I have little expertise in ML, but from my limited understanding, OCR is the bread and butter of the field. I've read exactly one "Intro to ML" article and it was about recognising digits. And yet, we have an abundance of high quality proprietary OCRs that can recognise printed or even hand-written text and the single open source one is having trouble with perfectly formatted text with a readable font.
Could anyone with more expertise shine some light on this current state of affairs?
> I once tried to use it on a high-resolution screenshot of a Discord message containing only the characters "0" and "1". I cropped it to only have the text, restricted character sets, tried fiddling with the images contrast and what not and the result was still quite poor, with many characters mistaken or straight up ignored.
I had the opposite experience.
My partner was doing a project for the Army Core of Engineers and they only provided information via some system called ProjNet that, best I can tell, exported PDFs of Web Pages in pure vector format so they were unsearchable. Of course they needed to search 10000 pages of documents to answer questions for the ACoE.
I was able to feed the PDFs into Tesseract and produce 1:1 text document per page of PDF and then marry it back up to the PDF so they could search the PDFs. It worked astonishingly well and took about a half an hour using the cringiest of shell scripts.
I did something similar with SDGE's published rate tables to convert their screenshots of XLS files back into tablur data. It didn't work as well but still got the job done.
It's amazing to me that there's so little in the OSS world about handwriting recognition. From an OCR perspective, I understand it's much harder than printed text, but there's not really anything for "online" handwriting recognition either (written on a screen/vectorized strokes). From my understanding online recognition should be easier than scanning printed text, and yet there aren't any tools out there that I can find.
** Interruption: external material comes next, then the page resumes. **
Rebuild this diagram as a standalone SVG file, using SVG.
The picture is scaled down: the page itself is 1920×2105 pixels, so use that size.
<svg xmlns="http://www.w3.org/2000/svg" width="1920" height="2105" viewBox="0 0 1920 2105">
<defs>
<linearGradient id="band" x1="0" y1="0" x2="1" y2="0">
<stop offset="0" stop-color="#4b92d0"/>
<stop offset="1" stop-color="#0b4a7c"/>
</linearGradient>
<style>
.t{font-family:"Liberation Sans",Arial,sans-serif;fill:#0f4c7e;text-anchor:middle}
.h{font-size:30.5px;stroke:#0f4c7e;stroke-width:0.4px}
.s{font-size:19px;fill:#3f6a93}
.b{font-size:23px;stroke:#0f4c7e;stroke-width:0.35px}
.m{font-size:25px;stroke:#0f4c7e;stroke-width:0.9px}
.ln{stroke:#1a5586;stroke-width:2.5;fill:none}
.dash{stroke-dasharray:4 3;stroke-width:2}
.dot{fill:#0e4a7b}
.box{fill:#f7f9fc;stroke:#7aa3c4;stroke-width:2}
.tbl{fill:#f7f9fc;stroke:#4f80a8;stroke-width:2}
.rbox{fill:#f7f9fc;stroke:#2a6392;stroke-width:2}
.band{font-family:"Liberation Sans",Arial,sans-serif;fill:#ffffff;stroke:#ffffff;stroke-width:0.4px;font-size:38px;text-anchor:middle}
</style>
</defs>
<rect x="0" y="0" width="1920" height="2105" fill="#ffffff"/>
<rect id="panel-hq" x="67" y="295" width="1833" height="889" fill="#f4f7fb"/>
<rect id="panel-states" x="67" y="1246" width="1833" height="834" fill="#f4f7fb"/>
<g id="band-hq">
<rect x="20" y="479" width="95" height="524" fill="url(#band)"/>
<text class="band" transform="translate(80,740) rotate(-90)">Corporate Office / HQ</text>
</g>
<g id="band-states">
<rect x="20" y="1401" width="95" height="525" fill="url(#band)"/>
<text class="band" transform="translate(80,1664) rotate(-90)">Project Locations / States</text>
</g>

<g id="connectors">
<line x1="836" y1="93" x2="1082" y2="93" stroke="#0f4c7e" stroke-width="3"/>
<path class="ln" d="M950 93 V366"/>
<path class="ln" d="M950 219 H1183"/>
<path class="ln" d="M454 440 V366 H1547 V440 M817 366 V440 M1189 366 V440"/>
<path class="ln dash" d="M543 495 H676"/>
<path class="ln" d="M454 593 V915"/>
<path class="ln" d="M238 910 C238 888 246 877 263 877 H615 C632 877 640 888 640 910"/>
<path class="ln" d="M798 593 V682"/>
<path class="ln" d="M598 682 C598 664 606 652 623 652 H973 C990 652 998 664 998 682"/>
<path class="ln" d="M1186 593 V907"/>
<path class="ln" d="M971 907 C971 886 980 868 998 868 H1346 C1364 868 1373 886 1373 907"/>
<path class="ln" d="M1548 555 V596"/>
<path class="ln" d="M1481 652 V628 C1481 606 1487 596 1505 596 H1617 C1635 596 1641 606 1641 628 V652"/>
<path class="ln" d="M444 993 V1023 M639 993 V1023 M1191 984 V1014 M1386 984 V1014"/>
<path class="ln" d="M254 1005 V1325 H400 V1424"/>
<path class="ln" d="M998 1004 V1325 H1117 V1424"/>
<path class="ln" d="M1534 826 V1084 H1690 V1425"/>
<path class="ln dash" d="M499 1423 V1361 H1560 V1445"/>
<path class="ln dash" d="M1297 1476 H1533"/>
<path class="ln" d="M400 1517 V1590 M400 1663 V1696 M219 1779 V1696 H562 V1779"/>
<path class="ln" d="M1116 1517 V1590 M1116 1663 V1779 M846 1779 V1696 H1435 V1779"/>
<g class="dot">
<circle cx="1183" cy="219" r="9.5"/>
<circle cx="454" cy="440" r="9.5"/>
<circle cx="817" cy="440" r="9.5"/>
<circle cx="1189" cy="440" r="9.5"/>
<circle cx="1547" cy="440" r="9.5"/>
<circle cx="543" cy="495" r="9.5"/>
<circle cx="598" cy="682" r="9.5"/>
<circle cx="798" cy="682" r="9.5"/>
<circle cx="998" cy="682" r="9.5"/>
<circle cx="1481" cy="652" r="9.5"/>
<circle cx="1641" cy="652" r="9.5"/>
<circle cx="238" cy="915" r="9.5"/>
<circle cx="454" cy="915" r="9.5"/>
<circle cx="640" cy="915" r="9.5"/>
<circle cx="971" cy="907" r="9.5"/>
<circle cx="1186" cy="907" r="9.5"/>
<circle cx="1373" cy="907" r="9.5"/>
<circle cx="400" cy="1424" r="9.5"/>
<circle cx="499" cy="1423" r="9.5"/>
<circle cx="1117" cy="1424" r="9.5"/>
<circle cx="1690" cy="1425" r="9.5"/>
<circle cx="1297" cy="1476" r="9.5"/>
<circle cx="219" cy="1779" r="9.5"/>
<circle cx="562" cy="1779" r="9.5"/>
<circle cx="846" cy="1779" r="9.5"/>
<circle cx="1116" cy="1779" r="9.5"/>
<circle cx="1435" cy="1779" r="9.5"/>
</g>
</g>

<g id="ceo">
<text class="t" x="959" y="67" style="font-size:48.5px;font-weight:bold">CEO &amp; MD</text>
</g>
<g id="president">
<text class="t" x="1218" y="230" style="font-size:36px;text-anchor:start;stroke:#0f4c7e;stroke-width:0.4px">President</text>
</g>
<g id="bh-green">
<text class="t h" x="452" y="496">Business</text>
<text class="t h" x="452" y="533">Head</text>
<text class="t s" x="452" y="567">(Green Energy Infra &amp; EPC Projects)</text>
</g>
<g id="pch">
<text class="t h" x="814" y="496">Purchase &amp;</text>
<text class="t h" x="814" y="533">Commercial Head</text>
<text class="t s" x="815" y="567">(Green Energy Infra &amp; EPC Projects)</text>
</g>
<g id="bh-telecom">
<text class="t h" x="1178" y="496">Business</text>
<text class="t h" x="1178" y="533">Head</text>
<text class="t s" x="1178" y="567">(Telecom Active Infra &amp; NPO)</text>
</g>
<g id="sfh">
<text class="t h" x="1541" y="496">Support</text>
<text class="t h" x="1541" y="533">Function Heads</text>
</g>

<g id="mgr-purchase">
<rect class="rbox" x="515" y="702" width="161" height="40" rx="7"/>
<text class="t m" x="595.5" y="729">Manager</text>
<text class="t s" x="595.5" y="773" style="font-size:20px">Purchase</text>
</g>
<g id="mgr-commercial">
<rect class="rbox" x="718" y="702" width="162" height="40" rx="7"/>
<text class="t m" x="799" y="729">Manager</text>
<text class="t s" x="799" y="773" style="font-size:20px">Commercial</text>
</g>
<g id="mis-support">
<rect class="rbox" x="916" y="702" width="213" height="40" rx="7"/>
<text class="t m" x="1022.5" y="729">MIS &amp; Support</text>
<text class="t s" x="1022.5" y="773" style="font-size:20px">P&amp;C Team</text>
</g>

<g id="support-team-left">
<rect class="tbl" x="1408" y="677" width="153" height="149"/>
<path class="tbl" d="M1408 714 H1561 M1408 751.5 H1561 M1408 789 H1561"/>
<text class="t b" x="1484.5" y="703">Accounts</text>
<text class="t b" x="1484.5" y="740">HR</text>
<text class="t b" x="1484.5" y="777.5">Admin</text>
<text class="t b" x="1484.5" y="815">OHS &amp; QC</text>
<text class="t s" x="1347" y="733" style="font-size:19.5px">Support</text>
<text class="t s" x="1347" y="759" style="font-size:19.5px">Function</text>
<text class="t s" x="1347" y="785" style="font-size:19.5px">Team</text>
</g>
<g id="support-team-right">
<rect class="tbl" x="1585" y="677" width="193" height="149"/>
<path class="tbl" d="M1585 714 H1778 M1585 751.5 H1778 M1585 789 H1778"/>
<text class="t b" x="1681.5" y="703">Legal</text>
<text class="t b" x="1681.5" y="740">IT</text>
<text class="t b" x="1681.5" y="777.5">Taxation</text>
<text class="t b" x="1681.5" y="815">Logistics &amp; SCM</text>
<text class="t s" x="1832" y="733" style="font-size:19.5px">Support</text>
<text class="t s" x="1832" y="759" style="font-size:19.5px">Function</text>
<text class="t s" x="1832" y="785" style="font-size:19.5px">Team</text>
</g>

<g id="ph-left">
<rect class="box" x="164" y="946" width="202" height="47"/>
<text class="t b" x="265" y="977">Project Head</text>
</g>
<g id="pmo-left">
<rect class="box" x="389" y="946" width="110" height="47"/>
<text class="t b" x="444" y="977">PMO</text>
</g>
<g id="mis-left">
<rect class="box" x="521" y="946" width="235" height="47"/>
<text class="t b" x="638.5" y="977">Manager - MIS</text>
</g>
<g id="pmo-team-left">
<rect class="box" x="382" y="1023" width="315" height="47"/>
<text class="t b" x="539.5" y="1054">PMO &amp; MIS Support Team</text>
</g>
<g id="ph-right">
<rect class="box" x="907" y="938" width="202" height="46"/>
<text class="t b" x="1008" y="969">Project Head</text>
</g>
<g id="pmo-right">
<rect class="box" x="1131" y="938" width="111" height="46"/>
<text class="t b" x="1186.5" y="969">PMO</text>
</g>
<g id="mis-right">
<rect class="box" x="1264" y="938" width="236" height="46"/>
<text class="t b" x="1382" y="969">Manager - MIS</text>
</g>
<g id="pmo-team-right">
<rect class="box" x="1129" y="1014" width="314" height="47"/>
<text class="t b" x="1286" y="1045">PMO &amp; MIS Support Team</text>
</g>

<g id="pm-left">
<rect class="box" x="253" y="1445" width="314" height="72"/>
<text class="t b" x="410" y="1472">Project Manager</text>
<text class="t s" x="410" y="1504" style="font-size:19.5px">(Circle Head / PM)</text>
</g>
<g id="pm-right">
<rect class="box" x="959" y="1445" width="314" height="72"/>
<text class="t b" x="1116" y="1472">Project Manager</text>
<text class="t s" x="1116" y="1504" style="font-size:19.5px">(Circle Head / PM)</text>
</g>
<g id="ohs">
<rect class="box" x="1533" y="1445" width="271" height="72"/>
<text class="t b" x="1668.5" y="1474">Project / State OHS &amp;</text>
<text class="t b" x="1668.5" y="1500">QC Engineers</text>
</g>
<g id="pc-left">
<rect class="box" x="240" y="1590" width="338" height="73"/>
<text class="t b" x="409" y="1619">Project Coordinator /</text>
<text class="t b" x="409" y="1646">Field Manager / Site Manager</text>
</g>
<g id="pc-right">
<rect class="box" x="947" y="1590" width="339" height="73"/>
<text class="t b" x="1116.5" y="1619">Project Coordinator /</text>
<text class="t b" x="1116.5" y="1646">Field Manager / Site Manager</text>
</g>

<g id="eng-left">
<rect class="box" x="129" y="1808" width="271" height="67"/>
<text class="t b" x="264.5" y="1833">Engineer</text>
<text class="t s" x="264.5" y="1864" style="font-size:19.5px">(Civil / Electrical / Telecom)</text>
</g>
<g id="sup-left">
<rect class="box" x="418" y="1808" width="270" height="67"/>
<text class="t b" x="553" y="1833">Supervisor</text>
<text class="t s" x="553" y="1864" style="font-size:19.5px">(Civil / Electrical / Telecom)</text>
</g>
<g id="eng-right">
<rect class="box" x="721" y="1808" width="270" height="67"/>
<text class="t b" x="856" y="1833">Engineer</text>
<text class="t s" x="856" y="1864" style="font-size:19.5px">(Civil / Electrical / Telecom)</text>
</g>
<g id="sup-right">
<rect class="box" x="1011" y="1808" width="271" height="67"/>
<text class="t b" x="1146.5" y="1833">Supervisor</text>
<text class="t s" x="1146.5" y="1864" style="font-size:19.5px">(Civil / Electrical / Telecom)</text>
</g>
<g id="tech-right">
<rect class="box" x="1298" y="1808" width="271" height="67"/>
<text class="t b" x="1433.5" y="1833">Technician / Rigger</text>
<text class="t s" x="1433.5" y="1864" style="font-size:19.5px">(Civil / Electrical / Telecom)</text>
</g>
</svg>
I have little expertise in ML, but from my limited understanding, OCR is the bread and butter of the field. I've read exactly one "Intro to ML" article and it was about recognising digits. And yet, we have an abundance of high quality proprietary OCRs that can recognise printed or even hand-written text and the single open source one is having trouble with perfectly formatted text with a readable font.
Could anyone with more expertise shine some light on this current state of affairs?